▶ _Recorded information_
========

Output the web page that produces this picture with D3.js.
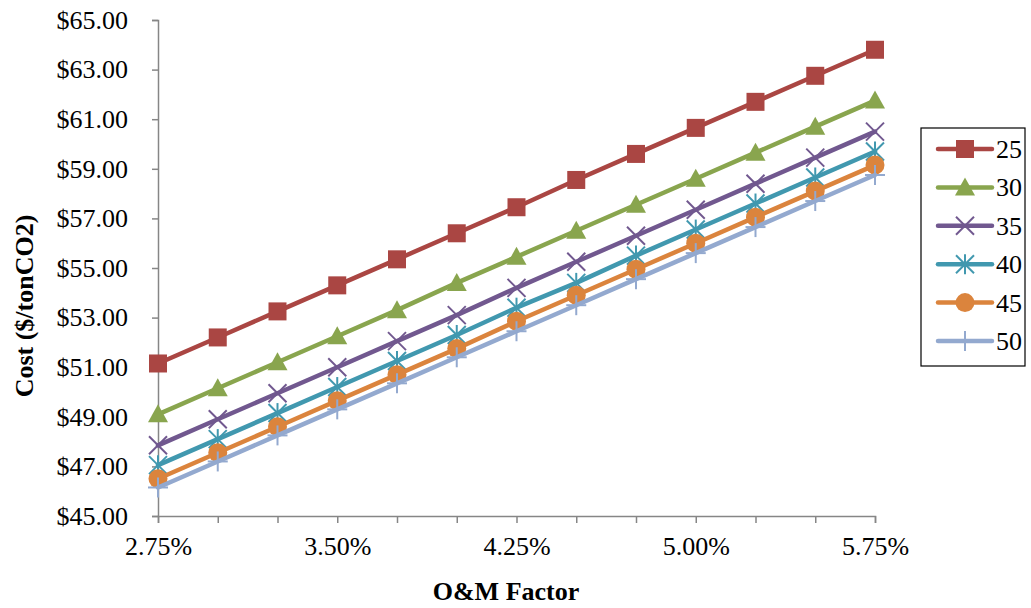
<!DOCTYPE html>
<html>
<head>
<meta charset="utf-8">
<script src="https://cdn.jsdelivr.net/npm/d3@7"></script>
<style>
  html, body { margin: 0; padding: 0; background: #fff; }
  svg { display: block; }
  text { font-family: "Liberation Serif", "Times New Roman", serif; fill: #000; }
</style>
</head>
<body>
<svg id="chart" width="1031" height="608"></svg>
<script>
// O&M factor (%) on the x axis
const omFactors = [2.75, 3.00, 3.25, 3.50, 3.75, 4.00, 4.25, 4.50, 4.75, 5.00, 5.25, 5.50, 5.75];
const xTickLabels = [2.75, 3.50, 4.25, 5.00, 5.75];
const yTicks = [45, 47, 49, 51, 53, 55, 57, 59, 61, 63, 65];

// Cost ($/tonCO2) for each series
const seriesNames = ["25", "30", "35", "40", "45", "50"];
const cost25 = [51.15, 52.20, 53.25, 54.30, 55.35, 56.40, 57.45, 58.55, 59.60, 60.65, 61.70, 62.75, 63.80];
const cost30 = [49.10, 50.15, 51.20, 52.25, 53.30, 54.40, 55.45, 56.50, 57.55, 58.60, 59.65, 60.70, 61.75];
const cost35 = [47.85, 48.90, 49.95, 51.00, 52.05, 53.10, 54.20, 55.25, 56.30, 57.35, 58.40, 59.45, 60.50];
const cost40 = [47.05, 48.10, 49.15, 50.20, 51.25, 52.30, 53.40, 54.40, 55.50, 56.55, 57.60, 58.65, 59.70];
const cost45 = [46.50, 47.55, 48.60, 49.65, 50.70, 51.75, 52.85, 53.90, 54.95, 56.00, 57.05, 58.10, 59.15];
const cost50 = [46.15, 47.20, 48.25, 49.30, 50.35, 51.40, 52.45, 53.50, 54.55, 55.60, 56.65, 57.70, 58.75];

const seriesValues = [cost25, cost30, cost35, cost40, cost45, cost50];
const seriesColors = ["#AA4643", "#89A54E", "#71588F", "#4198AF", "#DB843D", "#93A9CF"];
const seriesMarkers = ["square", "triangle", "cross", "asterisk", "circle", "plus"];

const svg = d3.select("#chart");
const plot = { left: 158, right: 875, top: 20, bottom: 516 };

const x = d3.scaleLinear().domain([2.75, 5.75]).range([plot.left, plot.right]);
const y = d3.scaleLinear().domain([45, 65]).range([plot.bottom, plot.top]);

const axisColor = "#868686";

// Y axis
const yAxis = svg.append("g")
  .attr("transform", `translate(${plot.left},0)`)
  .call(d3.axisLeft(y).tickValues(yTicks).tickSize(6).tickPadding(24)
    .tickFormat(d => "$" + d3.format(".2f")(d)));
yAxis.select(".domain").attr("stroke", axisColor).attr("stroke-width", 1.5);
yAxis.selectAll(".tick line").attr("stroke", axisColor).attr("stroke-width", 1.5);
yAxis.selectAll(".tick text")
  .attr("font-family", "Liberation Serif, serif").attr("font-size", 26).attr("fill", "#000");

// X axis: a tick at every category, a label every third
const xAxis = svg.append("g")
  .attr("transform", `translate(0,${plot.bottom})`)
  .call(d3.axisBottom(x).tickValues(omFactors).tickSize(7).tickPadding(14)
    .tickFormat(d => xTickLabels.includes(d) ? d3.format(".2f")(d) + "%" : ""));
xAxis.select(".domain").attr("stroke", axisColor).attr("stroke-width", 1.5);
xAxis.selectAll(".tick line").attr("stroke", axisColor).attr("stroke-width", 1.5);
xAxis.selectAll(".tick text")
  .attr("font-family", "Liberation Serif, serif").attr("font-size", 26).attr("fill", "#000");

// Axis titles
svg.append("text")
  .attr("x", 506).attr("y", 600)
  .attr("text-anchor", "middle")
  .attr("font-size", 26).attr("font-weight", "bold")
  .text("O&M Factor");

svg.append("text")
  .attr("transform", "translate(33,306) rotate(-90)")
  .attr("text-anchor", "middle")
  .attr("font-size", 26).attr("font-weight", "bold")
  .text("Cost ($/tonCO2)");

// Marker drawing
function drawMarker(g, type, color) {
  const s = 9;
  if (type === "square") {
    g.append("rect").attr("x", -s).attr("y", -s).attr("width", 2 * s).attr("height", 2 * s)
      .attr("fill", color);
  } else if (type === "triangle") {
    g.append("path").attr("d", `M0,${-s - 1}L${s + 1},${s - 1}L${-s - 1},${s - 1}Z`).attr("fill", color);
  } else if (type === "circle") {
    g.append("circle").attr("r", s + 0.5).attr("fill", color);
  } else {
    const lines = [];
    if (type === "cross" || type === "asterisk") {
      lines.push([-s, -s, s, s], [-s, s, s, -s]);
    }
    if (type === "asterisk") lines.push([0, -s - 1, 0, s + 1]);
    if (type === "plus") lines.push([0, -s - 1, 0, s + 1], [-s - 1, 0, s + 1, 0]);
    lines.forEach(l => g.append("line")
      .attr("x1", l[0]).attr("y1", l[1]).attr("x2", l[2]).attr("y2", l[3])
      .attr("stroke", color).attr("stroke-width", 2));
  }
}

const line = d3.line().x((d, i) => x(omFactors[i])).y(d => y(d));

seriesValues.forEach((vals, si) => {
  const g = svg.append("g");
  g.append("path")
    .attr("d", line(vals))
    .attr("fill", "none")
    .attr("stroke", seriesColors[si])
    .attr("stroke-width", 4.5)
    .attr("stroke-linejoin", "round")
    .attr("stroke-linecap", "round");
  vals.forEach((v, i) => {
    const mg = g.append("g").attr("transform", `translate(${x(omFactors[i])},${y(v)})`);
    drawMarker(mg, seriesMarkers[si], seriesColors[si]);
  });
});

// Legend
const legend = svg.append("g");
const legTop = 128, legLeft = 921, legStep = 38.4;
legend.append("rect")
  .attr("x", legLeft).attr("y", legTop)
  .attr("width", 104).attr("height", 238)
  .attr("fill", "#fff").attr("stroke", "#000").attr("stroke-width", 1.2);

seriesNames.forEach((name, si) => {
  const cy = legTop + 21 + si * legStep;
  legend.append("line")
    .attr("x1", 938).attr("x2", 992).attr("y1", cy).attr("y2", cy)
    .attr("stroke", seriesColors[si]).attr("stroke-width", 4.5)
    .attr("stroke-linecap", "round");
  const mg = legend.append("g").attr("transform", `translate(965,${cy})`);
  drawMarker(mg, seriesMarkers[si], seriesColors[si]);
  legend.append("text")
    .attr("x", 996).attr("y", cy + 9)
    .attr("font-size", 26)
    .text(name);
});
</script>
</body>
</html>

========

▶ _Your objective_
Quote every line word for word and keep the images out of the copy.

▶ _Output of the task_
Output the web page that produces this picture with D3.js.
<!DOCTYPE html>
<html>
<head>
<meta charset="utf-8">
<script src="https://cdn.jsdelivr.net/npm/d3@7"></script>
<style>
  html, body { margin: 0; padding: 0; background: #fff; }
  svg { display: block; }
  text { font-family: "Liberation Serif", "Times New Roman", serif; fill: #000; }
</style>
</head>
<body>
<svg id="chart" width="1031" height="608"></svg>
<script>
// O&M factor (%) on the x axis
const omFactors = [2.75, 3.00, 3.25, 3.50, 3.75, 4.00, 4.25, 4.50, 4.75, 5.00, 5.25, 5.50, 5.75];
const xTickLabels = [2.75, 3.50, 4.25, 5.00, 5.75];
const yTicks = [45, 47, 49, 51, 53, 55, 57, 59, 61, 63, 65];

// Cost ($/tonCO2) for each series
const seriesNames = ["25", "30", "35", "40", "45", "50"];
const cost25 = [51.15, 52.20, 53.25, 54.30, 55.35, 56.40, 57.45, 58.55, 59.60, 60.65, 61.70, 62.75, 63.80];
const cost30 = [49.10, 50.15, 51.20, 52.25, 53.30, 54.40, 55.45, 56.50, 57.55, 58.60, 59.65, 60.70, 61.75];
const cost35 = [47.85, 48.90, 49.95, 51.00, 52.05, 53.10, 54.20, 55.25, 56.30, 57.35, 58.40, 59.45, 60.50];
const cost40 = [47.05, 48.10, 49.15, 50.20, 51.25, 52.30, 53.40, 54.40, 55.50, 56.55, 57.60, 58.65, 59.70];
const cost45 = [46.50, 47.55, 48.60, 49.65, 50.70, 51.75, 52.85, 53.90, 54.95, 56.00, 57.05, 58.10, 59.15];
const cost50 = [46.15, 47.20, 48.25, 49.30, 50.35, 51.40, 52.45, 53.50, 54.55, 55.60, 56.65, 57.70, 58.75];

const seriesValues = [cost25, cost30, cost35, cost40, cost45, cost50];
const seriesColors = ["#AA4643", "#89A54E", "#71588F", "#4198AF", "#DB843D", "#93A9CF"];
const seriesMarkers = ["square", "triangle", "cross", "asterisk", "circle", "plus"];

const svg = d3.select("#chart");
const plot = { left: 158, right: 875, top: 20, bottom: 516 };

const x = d3.scaleLinear().domain([2.75, 5.75]).range([plot.left, plot.right]);
const y = d3.scaleLinear().domain([45, 65]).range([plot.bottom, plot.top]);

const axisColor = "#868686";

// Y axis
const yAxis = svg.append("g")
  .attr("transform", `translate(${plot.left},0)`)
  .call(d3.axisLeft(y).tickValues(yTicks).tickSize(6).tickPadding(24)
    .tickFormat(d => "$" + d3.format(".2f")(d)));
yAxis.select(".domain").attr("stroke", axisColor).attr("stroke-width", 1.5);
yAxis.selectAll(".tick line").attr("stroke", axisColor).attr("stroke-width", 1.5);
yAxis.selectAll(".tick text")
  .attr("font-family", "Liberation Serif, serif").attr("font-size", 26).attr("fill", "#000");

// X axis: a tick at every category, a label every third
const xAxis = svg.append("g")
  .attr("transform", `translate(0,${plot.bottom})`)
  .call(d3.axisBottom(x).tickValues(omFactors).tickSize(7).tickPadding(14)
    .tickFormat(d => xTickLabels.includes(d) ? d3.format(".2f")(d) + "%" : ""));
xAxis.select(".domain").attr("stroke", axisColor).attr("stroke-width", 1.5);
xAxis.selectAll(".tick line").attr("stroke", axisColor).attr("stroke-width", 1.5);
xAxis.selectAll(".tick text")
  .attr("font-family", "Liberation Serif, serif").attr("font-size", 26).attr("fill", "#000");

// Axis titles
svg.append("text")
  .attr("x", 506).attr("y", 600)
  .attr("text-anchor", "middle")
  .attr("font-size", 26).attr("font-weight", "bold")
  .text("O&M Factor");

svg.append("text")
  .attr("transform", "translate(33,306) rotate(-90)")
  .attr("text-anchor", "middle")
  .attr("font-size", 26).attr("font-weight", "bold")
  .text("Cost ($/tonCO2)");

// Marker drawing
function drawMarker(g, type, color) {
  const s = 9;
  if (type === "square") {
    g.append("rect").attr("x", -s).attr("y", -s).attr("width", 2 * s).attr("height", 2 * s)
      .attr("fill", color);
  } else if (type === "triangle") {
    g.append("path").attr("d", `M0,${-s - 1}L${s + 1},${s - 1}L${-s - 1},${s - 1}Z`).attr("fill", color);
  } else if (type === "circle") {
    g.append("circle").attr("r", s + 0.5).attr("fill", color);
  } else {
    const lines = [];
    if (type === "cross" || type === "asterisk") {
      lines.push([-s, -s, s, s], [-s, s, s, -s]);
    }
    if (type === "asterisk") lines.push([0, -s - 1, 0, s + 1]);
    if (type === "plus") lines.push([0, -s - 1, 0, s + 1], [-s - 1, 0, s + 1, 0]);
    lines.forEach(l => g.append("line")
      .attr("x1", l[0]).attr("y1", l[1]).attr("x2", l[2]).attr("y2", l[3])
      .attr("stroke", color).attr("stroke-width", 2));
  }
}

const line = d3.line().x((d, i) => x(omFactors[i])).y(d => y(d));

seriesValues.forEach((vals, si) => {
  const g = svg.append("g");
  g.append("path")
    .attr("d", line(vals))
    .attr("fill", "none")
    .attr("stroke", seriesColors[si])
    .attr("stroke-width", 4.5)
    .attr("stroke-linejoin", "round")
    .attr("stroke-linecap", "round");
  vals.forEach((v, i) => {
    const mg = g.append("g").attr("transform", `translate(${x(omFactors[i])},${y(v)})`);
    drawMarker(mg, seriesMarkers[si], seriesColors[si]);
  });
});

// Legend
const legend = svg.append("g");
const legTop = 128, legLeft = 921, legStep = 38.4;
legend.append("rect")
  .attr("x", legLeft).attr("y", legTop)
  .attr("width", 104).attr("height", 238)
  .attr("fill", "#fff").attr("stroke", "#000").attr("stroke-width", 1.2);

seriesNames.forEach((name, si) => {
  const cy = legTop + 21 + si * legStep;
  legend.append("line")
    .attr("x1", 938).attr("x2", 992).attr("y1", cy).attr("y2", cy)
    .attr("stroke", seriesColors[si]).attr("stroke-width", 4.5)
    .attr("stroke-linecap", "round");
  const mg = legend.append("g").attr("transform", `translate(965,${cy})`);
  drawMarker(mg, seriesMarkers[si], seriesColors[si]);
  legend.append("text")
    .attr("x", 996).attr("y", cy + 9)
    .attr("font-size", 26)
    .text(name);
});
</script>
</body>
</html>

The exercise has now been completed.